If you look here, you’ll see that the “thrifty food plan” for the most expensive person (male 20-50) comes out to $3,800 a year.

https://www.fns.usda.gov/research/cnpp/usda-food-plans/cost-...

If you just think about it for a minute $16k or $43 a day is a crazy amount for the minimum amount of money to afford food. I don’t spend that much on myself on average and I ‘m making many times more than $16k a year.

Now I can try very hard to come up with the most charitable explanation for what you are saying and assume that you mean that $16k is the number that you need to afford other necessities plus food.

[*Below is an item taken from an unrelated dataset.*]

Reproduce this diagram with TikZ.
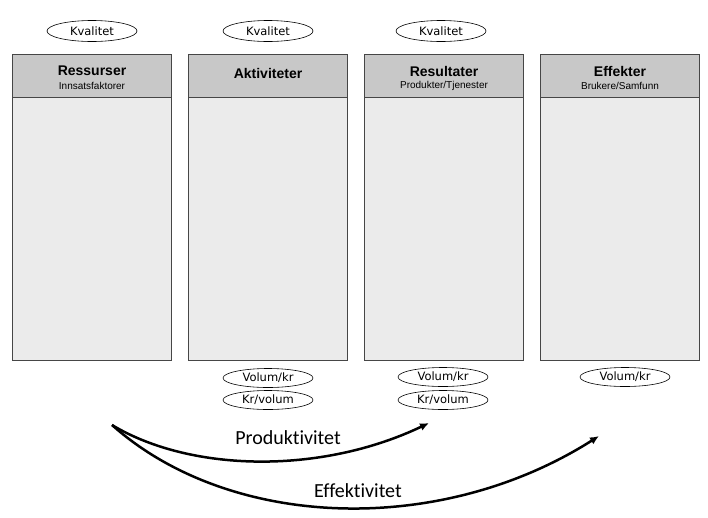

However if that’s what you’re saying then the number 1 other necessity is housing. Which means for an accurate comparison you need to factor in housing price differences.

To your point housing cost is the largest difference between states, but it’s also the largest part of nearly everyone’s budget, even people living on $16k a year, and it’s far from the only difference. Groceries a fair amount between states, and other necessities are somewhere in between.

You can’t just look at a flat number across the US, there’s no way around it.

I mean just look at average rent. It’s more than 2x higher in NY than LA. Even looking at another southern state, GA. Rent is 25% higher there. That’s a huge difference and it absolutely needs to be accounted for if you care about comparing poverty between states.